+++ Recorded data +++
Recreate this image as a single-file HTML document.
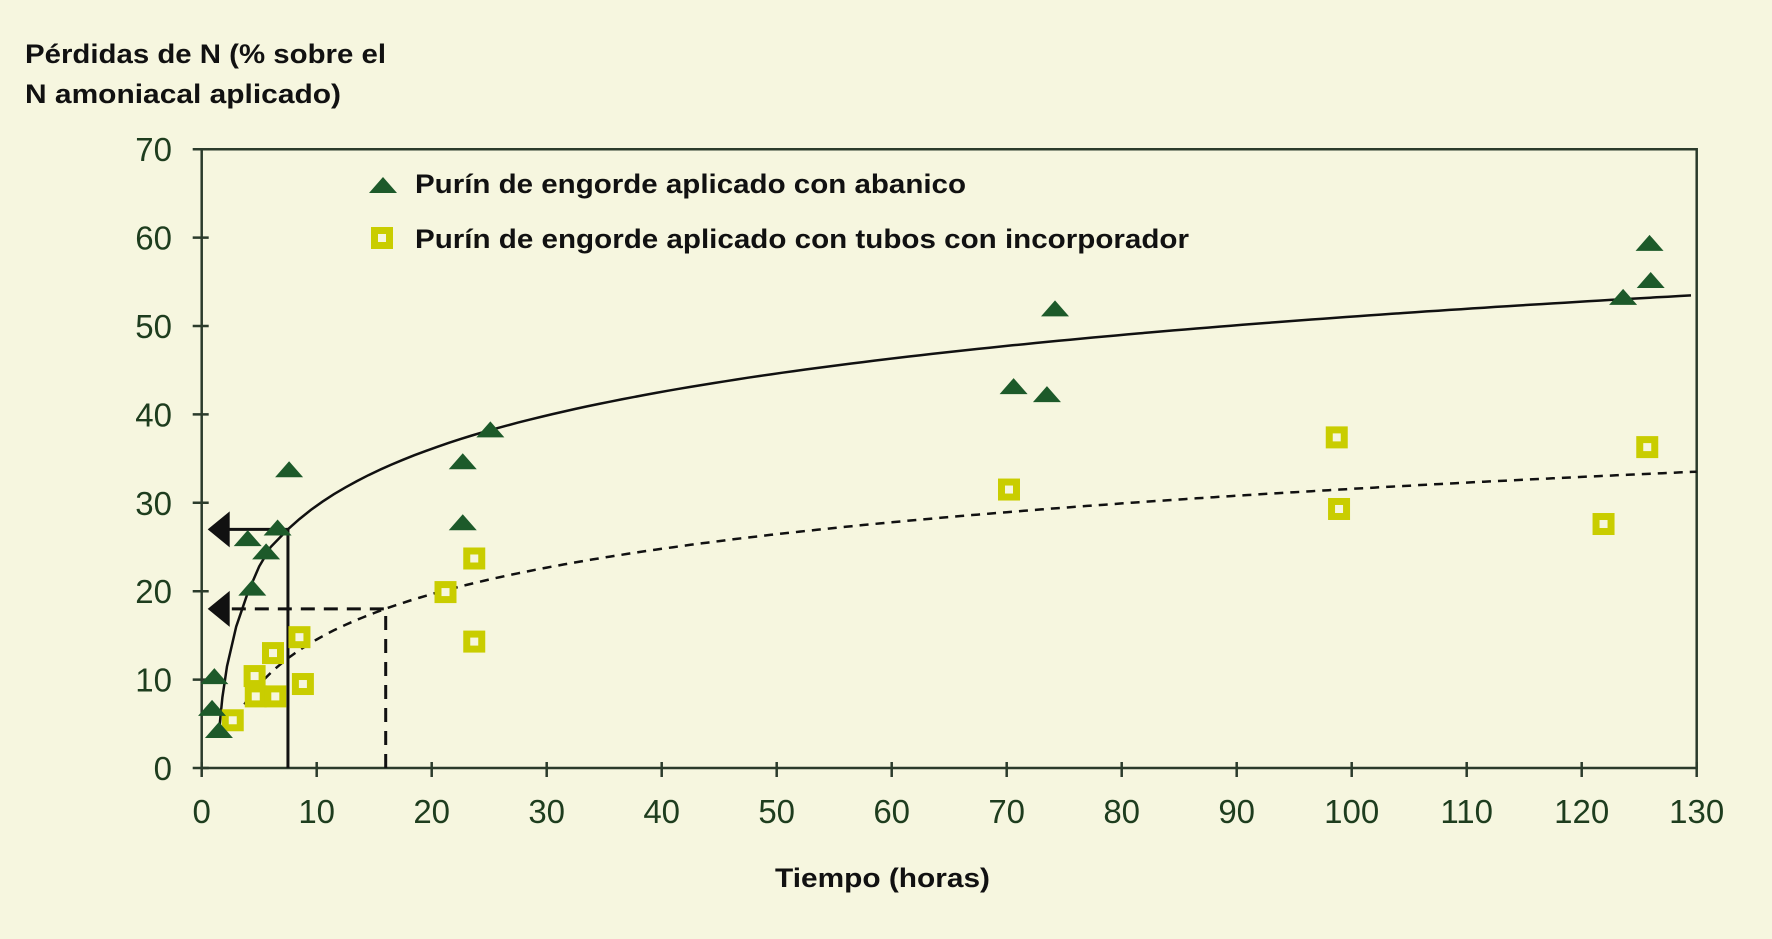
<!DOCTYPE html>
<html><head><meta charset="utf-8"><style>
html,body{margin:0;padding:0;background:#f6f6df;}
svg{display:block}
</style></head><body>
<svg id="s" width="1772" height="939" viewBox="0 0 1772 939" xmlns="http://www.w3.org/2000/svg">
<rect width="1772" height="939" fill="#f6f6df"/>
<g font-family="'Liberation Sans',sans-serif" font-weight="bold" fill="#111">
<text x="25" y="63" font-size="27" textLength="361" lengthAdjust="spacingAndGlyphs">Pérdidas de N (% sobre el</text>
<text x="25" y="103" font-size="27" textLength="316" lengthAdjust="spacingAndGlyphs">N amoniacal aplicado)</text>
<text x="415" y="193" font-size="27" textLength="551" lengthAdjust="spacingAndGlyphs">Purín de engorde aplicado con abanico</text>
<text x="415" y="248" font-size="27" textLength="774" lengthAdjust="spacingAndGlyphs">Purín de engorde aplicado con tubos con incorporador</text>
<text x="775" y="887" font-size="27" textLength="215" lengthAdjust="spacingAndGlyphs">Tiempo (horas)</text>
</g>
<g id="ax" stroke="#2b3b2b" stroke-width="2.5" fill="none"></g>
<g id="lab" font-family="'Liberation Sans',sans-serif" font-size="33" fill="#1e3d1e"></g>
<g id="cur" fill="none" stroke="#111"></g>
<g id="mk"></g>
</svg>
<script>
var NS="http://www.w3.org/2000/svg";
function X(h){return 201.7+11.5*h}
function Y(v){return 768-8.84*v}
function el(p,t,a,txt){var e=document.createElementNS(NS,t);for(var k in a)e.setAttribute(k,a[k]);if(txt!==undefined)e.textContent=txt;document.getElementById(p).appendChild(e);return e}
el('ax','path',{d:'M'+X(0)+' '+Y(70)+'V'+Y(0)+'H'+X(130)+'V'+Y(70)+'Z'});
for(var v=0;v<=70;v+=10){el('ax','line',{x1:X(0)-9,x2:X(0)+7,y1:Y(v),y2:Y(v)});el('lab','text',{x:172,y:Y(v)+12,'text-anchor':'end'},v);}
for(var h=0;h<=130;h+=10){el('ax','line',{x1:X(h),x2:X(h),y1:Y(0)-6,y2:Y(0)+9});el('lab','text',{x:X(h),y:823,'text-anchor':'middle'},h);}
var pts=[[1.5,4],[1.8,8],[2.2,11.5],[3,16],[4,19.8],[5,22.8],[6,25],[7.5,27]];
for(var x=8.5;x<=130;x+=1)pts.push([x,8.28+9.29*Math.log(x)]);
el('cur','path',{d:'M'+pts.map(function(p){return X(p[0]).toFixed(1)+' '+Y(p[1]).toFixed(1)}).join('L'),'stroke-width':2.5});
var dp=[];for(var x=3;x<=130;x+=0.5)dp.push([x,-2.5+7.4*Math.log(x)]);
el('cur','path',{d:'M'+dp.map(function(p){return X(p[0]).toFixed(1)+' '+Y(p[1]).toFixed(1)}).join('L'),'stroke-width':2.5,'stroke-dasharray':'9 7'});
el('cur','path',{d:'M'+X(7.5)+' '+Y(0)+'V'+Y(27)+'H'+(X(0)+22),'stroke-width':3});
el('cur','path',{d:'M'+X(16)+' '+Y(0)+'V'+Y(18)+'H'+(X(0)+22),'stroke-width':3,'stroke-dasharray':'14 9'});
el('cur','path',{d:'M'+(X(0)+6)+' '+Y(27)+'l22 -18v36z',fill:'#111',stroke:'none'});
el('cur','path',{d:'M'+(X(0)+6)+' '+Y(18)+'l22 -18v36z',fill:'#111',stroke:'none'});
var tri=[[1.1,10.4],[0.9,6.8],[1.5,4.3],[4,26],[4.4,20.4],[5.6,24.5],[6.6,27.2],[7.6,33.8],[22.7,34.7],[22.7,27.8],[25.1,38.3],[70.6,43.2],[73.5,42.3],[74.2,52],[123.6,53.3],[126,55.2],[125.9,59.4]];
var sq=[[2.7,5.4],[4.6,10.4],[4.7,8.1],[6.2,13],[6.4,8.1],[8.5,14.8],[8.8,9.5],[21.2,19.9],[23.7,23.7],[23.7,14.3],[70.2,31.5],[98.7,37.4],[98.9,29.3],[121.9,27.6],[125.7,36.3]];
function T(x,y){el('mk','path',{d:'M'+(x-14)+' '+(y+8)+'L'+x+' '+(y-8)+'L'+(x+14)+' '+(y+8)+'Z',fill:'#1d5a2a'})}
function S(x,y){el('mk','rect',{x:x-11,y:y-11,width:22,height:22,fill:'#c9cd00'});el('mk','rect',{x:x-4,y:y-4,width:8,height:8,fill:'#f6f6df'})}
sq.forEach(function(p){S(X(p[0]),Y(p[1]))});
tri.forEach(function(p){T(X(p[0]),Y(p[1]))});
T(383,185);S(382,238);
</script>
</body></html>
+++
■ Given problem: Give only the number of lines in the data that hold the word "document".

■ Correct result: 2